> **Aim**: Your task is to copy the listing exactly, with the pictures left out.

-- START --

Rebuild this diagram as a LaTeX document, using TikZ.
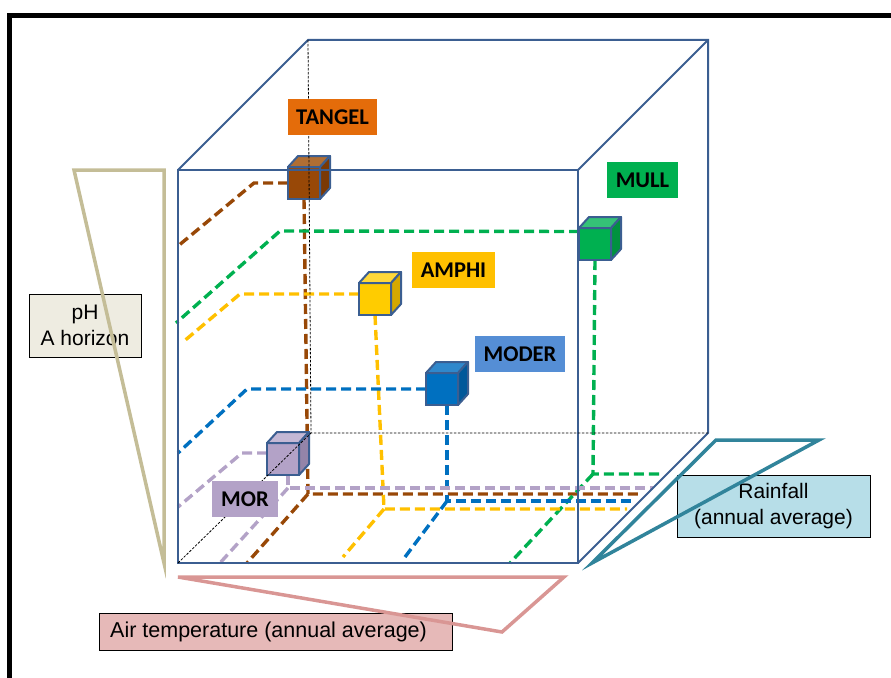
\documentclass[tikz,border=0pt]{standalone}
\usepackage{fontspec}
\setmainfont{Liberation Sans}
\newfontfamily\labfont{Carlito}
\pgfdeclarelayer{bg}
\pgfsetlayers{bg,main}
\definecolor{cubeblue}{HTML}{3B5E91}
\definecolor{brownC}{HTML}{984807}
\definecolor{brownTop}{HTML}{B06E33}
\definecolor{brownSide}{HTML}{7A3905}
\definecolor{orangeL}{HTML}{E46C0A}
\definecolor{greenC}{HTML}{00B050}
\definecolor{greenTop}{HTML}{35C277}
\definecolor{greenSide}{HTML}{00923F}
\definecolor{yellowC}{HTML}{FFC000}
\definecolor{yellowF}{HTML}{FFCC00}
\definecolor{yellowTop}{HTML}{FFD83A}
\definecolor{yellowSide}{HTML}{D4A800}
\definecolor{blueC}{HTML}{0070C0}
\definecolor{blueTop}{HTML}{2F88CC}
\definecolor{blueSide}{HTML}{00589A}
\definecolor{blueL}{HTML}{558ED5}
\definecolor{lavC}{HTML}{B3A2C7}
\definecolor{lavTop}{HTML}{C4B8D5}
\definecolor{lavSide}{HTML}{9484A9}
\definecolor{phLine}{HTML}{C4BD97}
\definecolor{phFill}{HTML}{EEECE1}
\definecolor{tempLine}{HTML}{D99694}
\definecolor{tempFill}{HTML}{E6B9B8}
\definecolor{rainLine}{HTML}{31849B}
\definecolor{rainFill}{HTML}{B7DEE8}
\newcommand\soilcube[5]{%
  \node[cubeface, fill=#3] (#1) at (#2) {};
  \draw[edge, line join=round, fill=#4] (#1.north west) -- ++(10,-11) -- ([shift={(10,-11)}]#1.north east) -- (#1.north east) -- cycle;
  \draw[edge, line join=round, fill=#5] (#1.north east) -- ++(10,-11) -- ([shift={(10,-11)}]#1.south east) -- (#1.south east) -- cycle;
}
\begin{document}
\begin{tikzpicture}[x=1pt,y=-1pt,
  edge/.style={draw=cubeblue, line width=2},
  hidden/.style={black, line width=0.8, dash pattern=on 2.5pt off 1.5pt},
  dline/.style={line width=3.4, dash pattern=on 10pt off 5pt},
  cubeface/.style={draw=cubeblue, line width=2, minimum size=32, inner sep=0, outer sep=0},
  tag/.style={font=\labfont\bfseries\fontsize{22.5}{26}\selectfont, inner sep=0, minimum height=36},
  axisbox/.style={draw=black, line width=0.8, font=\fontsize{21}{26}\selectfont, align=center, inner sep=0},
  tri/.style={line width=3.5, line join=miter}]
\useasboundingbox (0,0) rectangle (891,677);
% outer frame
\draw[line width=5.5, line join=miter] (9.5,720) -- (9.5,15.5) -- (930,15.5);

% box corners
\coordinate (F1) at (178,170); \coordinate (F2) at (578,170);
\coordinate (F3) at (578,563); \coordinate (F4) at (178,563);
\coordinate (B1) at (308,40);  \coordinate (B2) at (708,40);
\coordinate (B3) at (708,433); \coordinate (B4) at (311,433);

% cubes
\soilcube{tangel}{304,183}{brownC}{brownTop}{brownSide}
\soilcube{mull}{595,244}{greenC}{greenTop}{greenSide}
\soilcube{amphi}{375,299}{yellowF}{yellowTop}{yellowSide}
\soilcube{moder}{442,389}{blueC}{blueTop}{blueSide}
\soilcube{mor}{283,459}{lavC}{lavTop}{lavSide}

% dashed projection lines
\begin{pgfonlayer}{bg}
\coordinate (tL) at (254,183); \coordinate (tE) at (178,246);
\coordinate (tF) at (308,494); \coordinate (tR) at (640,494); \coordinate (tB) at (247,563);
\draw[dline, brownC] (tangel.west) -- (tL) -- (tE);
\draw[dline, brownC] (tangel.south) -- (tF) -- (tR);
\draw[dline, brownC] (tF) -- (tB);

\coordinate (gL) at (280,231); \coordinate (gE) at (176,323);
\coordinate (gF) at (593,474); \coordinate (gR) at (660,474); \coordinate (gB) at (510,563);
\draw[dline, greenC] ([yshift=12.5pt]mull.west) -- (gL) -- (gE);
\draw[dline, greenC] (mull.south) -- (gF) -- (gR);
\draw[dline, greenC] (gF) -- (gB);

\coordinate (yL) at (240,294); \coordinate (yE) at (183,342);
\coordinate (yF) at (384,509); \coordinate (yR) at (627,509); \coordinate (yB) at (343,557);
\draw[dline, yellowC] ([yshift=5pt]amphi.west) -- (yL) -- (yE);
\draw[dline, yellowC] (amphi.south) -- (yF) -- (yR);
\draw[dline, yellowC] (yF) -- (yB);

\coordinate (bL) at (247,389); \coordinate (bE) at (178,453);
\coordinate (bF) at (447,501); \coordinate (bR) at (633,501); \coordinate (bB) at (405,557);
\draw[dline, blueC] (moder.west) -- (bL) -- (bE);
\draw[dline, blueC] ([xshift=5pt]moder.south) -- (bF) -- (bR);
\draw[dline, blueC] (bF) -- (bB);

\coordinate (lL) at (242,453); \coordinate (lE) at (178,507);
\coordinate (lF) at (288,488); \coordinate (lR) at (653,488); \coordinate (lB) at (220,563);
\draw[dline, lavC] ([yshift=6pt]mor.west) -- (lL) -- (lE);
\draw[dline, lavC] ([xshift=5pt]mor.south) -- (lF) -- (lR);
\draw[dline, lavC] (lF) -- (lB);
\end{pgfonlayer}

% wireframe
\draw[edge] (F1) rectangle (F3);
\draw[edge, line join=miter] (F1) -- (B1) -- (B2) -- (B3) -- (F3);
\draw[edge] (F2) -- (B2);
\draw[hidden] (B1) -- (B4) -- (B3);
\draw[hidden] (F4) -- (B4);

% labels
\node[tag, fill=orangeL, minimum width=89] (ltangel) at (332.5,117) {TANGEL};
\node[tag, fill=greenC, minimum width=71] (lmull) at (642.5,180) {MULL};
\node[tag, fill=yellowC, minimum width=83] (lamphi) at (453.5,270) {AMPHI};
\node[tag, fill=blueL, minimum width=90] (lmoder) at (520,354) {MODER};
\node[tag, fill=lavC, minimum width=66] (lmor) at (245,499) {MOR};

% axes
\node[axisbox, fill=phFill, minimum width=112, minimum height=63] (ph) at (85,325.5) {pH\\A horizon};
\node[axisbox, fill=tempFill, minimum width=353, minimum height=37] (temp) at (275.5,631.5) {};
\node[anchor=west, inner sep=0, font=\fontsize{21.5}{26}\selectfont] (temptext) at (110,631.5) {Air temperature (annual average)};
\node[axisbox, fill=rainFill, minimum width=193, minimum height=62] (rain) at (773.5,506) {Rainfall\\(annual average)};

\draw[tri, phLine] (74,170) -- (164,170) -- (164,563) -- cycle;
\draw[tri, tempLine] (178,577) -- (564,577) -- (502,632) -- cycle;
\draw[tri, rainLine] (716,440) -- (819,440) -- (592,563) -- cycle;
\end{tikzpicture}
\end{document}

-- END --

> **Task output**:
Rebuild this diagram as a LaTeX document, using TikZ.
\documentclass[tikz,border=0pt]{standalone}
\usepackage{fontspec}
\setmainfont{Liberation Sans}
\newfontfamily\labfont{Carlito}
\pgfdeclarelayer{bg}
\pgfsetlayers{bg,main}
\definecolor{cubeblue}{HTML}{3B5E91}
\definecolor{brownC}{HTML}{984807}
\definecolor{brownTop}{HTML}{B06E33}
\definecolor{brownSide}{HTML}{7A3905}
\definecolor{orangeL}{HTML}{E46C0A}
\definecolor{greenC}{HTML}{00B050}
\definecolor{greenTop}{HTML}{35C277}
\definecolor{greenSide}{HTML}{00923F}
\definecolor{yellowC}{HTML}{FFC000}
\definecolor{yellowF}{HTML}{FFCC00}
\definecolor{yellowTop}{HTML}{FFD83A}
\definecolor{yellowSide}{HTML}{D4A800}
\definecolor{blueC}{HTML}{0070C0}
\definecolor{blueTop}{HTML}{2F88CC}
\definecolor{blueSide}{HTML}{00589A}
\definecolor{blueL}{HTML}{558ED5}
\definecolor{lavC}{HTML}{B3A2C7}
\definecolor{lavTop}{HTML}{C4B8D5}
\definecolor{lavSide}{HTML}{9484A9}
\definecolor{phLine}{HTML}{C4BD97}
\definecolor{phFill}{HTML}{EEECE1}
\definecolor{tempLine}{HTML}{D99694}
\definecolor{tempFill}{HTML}{E6B9B8}
\definecolor{rainLine}{HTML}{31849B}
\definecolor{rainFill}{HTML}{B7DEE8}
\newcommand\soilcube[5]{%
  \node[cubeface, fill=#3] (#1) at (#2) {};
  \draw[edge, line join=round, fill=#4] (#1.north west) -- ++(10,-11) -- ([shift={(10,-11)}]#1.north east) -- (#1.north east) -- cycle;
  \draw[edge, line join=round, fill=#5] (#1.north east) -- ++(10,-11) -- ([shift={(10,-11)}]#1.south east) -- (#1.south east) -- cycle;
}
\begin{document}
\begin{tikzpicture}[x=1pt,y=-1pt,
  edge/.style={draw=cubeblue, line width=2},
  hidden/.style={black, line width=0.8, dash pattern=on 2.5pt off 1.5pt},
  dline/.style={line width=3.4, dash pattern=on 10pt off 5pt},
  cubeface/.style={draw=cubeblue, line width=2, minimum size=32, inner sep=0, outer sep=0},
  tag/.style={font=\labfont\bfseries\fontsize{22.5}{26}\selectfont, inner sep=0, minimum height=36},
  axisbox/.style={draw=black, line width=0.8, font=\fontsize{21}{26}\selectfont, align=center, inner sep=0},
  tri/.style={line width=3.5, line join=miter}]
\useasboundingbox (0,0) rectangle (891,677);
% outer frame
\draw[line width=5.5, line join=miter] (9.5,720) -- (9.5,15.5) -- (930,15.5);

% box corners
\coordinate (F1) at (178,170); \coordinate (F2) at (578,170);
\coordinate (F3) at (578,563); \coordinate (F4) at (178,563);
\coordinate (B1) at (308,40);  \coordinate (B2) at (708,40);
\coordinate (B3) at (708,433); \coordinate (B4) at (311,433);

% cubes
\soilcube{tangel}{304,183}{brownC}{brownTop}{brownSide}
\soilcube{mull}{595,244}{greenC}{greenTop}{greenSide}
\soilcube{amphi}{375,299}{yellowF}{yellowTop}{yellowSide}
\soilcube{moder}{442,389}{blueC}{blueTop}{blueSide}
\soilcube{mor}{283,459}{lavC}{lavTop}{lavSide}

% dashed projection lines
\begin{pgfonlayer}{bg}
\coordinate (tL) at (254,183); \coordinate (tE) at (178,246);
\coordinate (tF) at (308,494); \coordinate (tR) at (640,494); \coordinate (tB) at (247,563);
\draw[dline, brownC] (tangel.west) -- (tL) -- (tE);
\draw[dline, brownC] (tangel.south) -- (tF) -- (tR);
\draw[dline, brownC] (tF) -- (tB);

\coordinate (gL) at (280,231); \coordinate (gE) at (176,323);
\coordinate (gF) at (593,474); \coordinate (gR) at (660,474); \coordinate (gB) at (510,563);
\draw[dline, greenC] ([yshift=12.5pt]mull.west) -- (gL) -- (gE);
\draw[dline, greenC] (mull.south) -- (gF) -- (gR);
\draw[dline, greenC] (gF) -- (gB);

\coordinate (yL) at (240,294); \coordinate (yE) at (183,342);
\coordinate (yF) at (384,509); \coordinate (yR) at (627,509); \coordinate (yB) at (343,557);
\draw[dline, yellowC] ([yshift=5pt]amphi.west) -- (yL) -- (yE);
\draw[dline, yellowC] (amphi.south) -- (yF) -- (yR);
\draw[dline, yellowC] (yF) -- (yB);

\coordinate (bL) at (247,389); \coordinate (bE) at (178,453);
\coordinate (bF) at (447,501); \coordinate (bR) at (633,501); \coordinate (bB) at (405,557);
\draw[dline, blueC] (moder.west) -- (bL) -- (bE);
\draw[dline, blueC] ([xshift=5pt]moder.south) -- (bF) -- (bR);
\draw[dline, blueC] (bF) -- (bB);

\coordinate (lL) at (242,453); \coordinate (lE) at (178,507);
\coordinate (lF) at (288,488); \coordinate (lR) at (653,488); \coordinate (lB) at (220,563);
\draw[dline, lavC] ([yshift=6pt]mor.west) -- (lL) -- (lE);
\draw[dline, lavC] ([xshift=5pt]mor.south) -- (lF) -- (lR);
\draw[dline, lavC] (lF) -- (lB);
\end{pgfonlayer}

% wireframe
\draw[edge] (F1) rectangle (F3);
\draw[edge, line join=miter] (F1) -- (B1) -- (B2) -- (B3) -- (F3);
\draw[edge] (F2) -- (B2);
\draw[hidden] (B1) -- (B4) -- (B3);
\draw[hidden] (F4) -- (B4);

% labels
\node[tag, fill=orangeL, minimum width=89] (ltangel) at (332.5,117) {TANGEL};
\node[tag, fill=greenC, minimum width=71] (lmull) at (642.5,180) {MULL};
\node[tag, fill=yellowC, minimum width=83] (lamphi) at (453.5,270) {AMPHI};
\node[tag, fill=blueL, minimum width=90] (lmoder) at (520,354) {MODER};
\node[tag, fill=lavC, minimum width=66] (lmor) at (245,499) {MOR};

% axes
\node[axisbox, fill=phFill, minimum width=112, minimum height=63] (ph) at (85,325.5) {pH\\A horizon};
\node[axisbox, fill=tempFill, minimum width=353, minimum height=37] (temp) at (275.5,631.5) {};
\node[anchor=west, inner sep=0, font=\fontsize{21.5}{26}\selectfont] (temptext) at (110,631.5) {Air temperature (annual average)};
\node[axisbox, fill=rainFill, minimum width=193, minimum height=62] (rain) at (773.5,506) {Rainfall\\(annual average)};

\draw[tri, phLine] (74,170) -- (164,170) -- (164,563) -- cycle;
\draw[tri, tempLine] (178,577) -- (564,577) -- (502,632) -- cycle;
\draw[tri, rainLine] (716,440) -- (819,440) -- (592,563) -- cycle;
\end{tikzpicture}
\end{document}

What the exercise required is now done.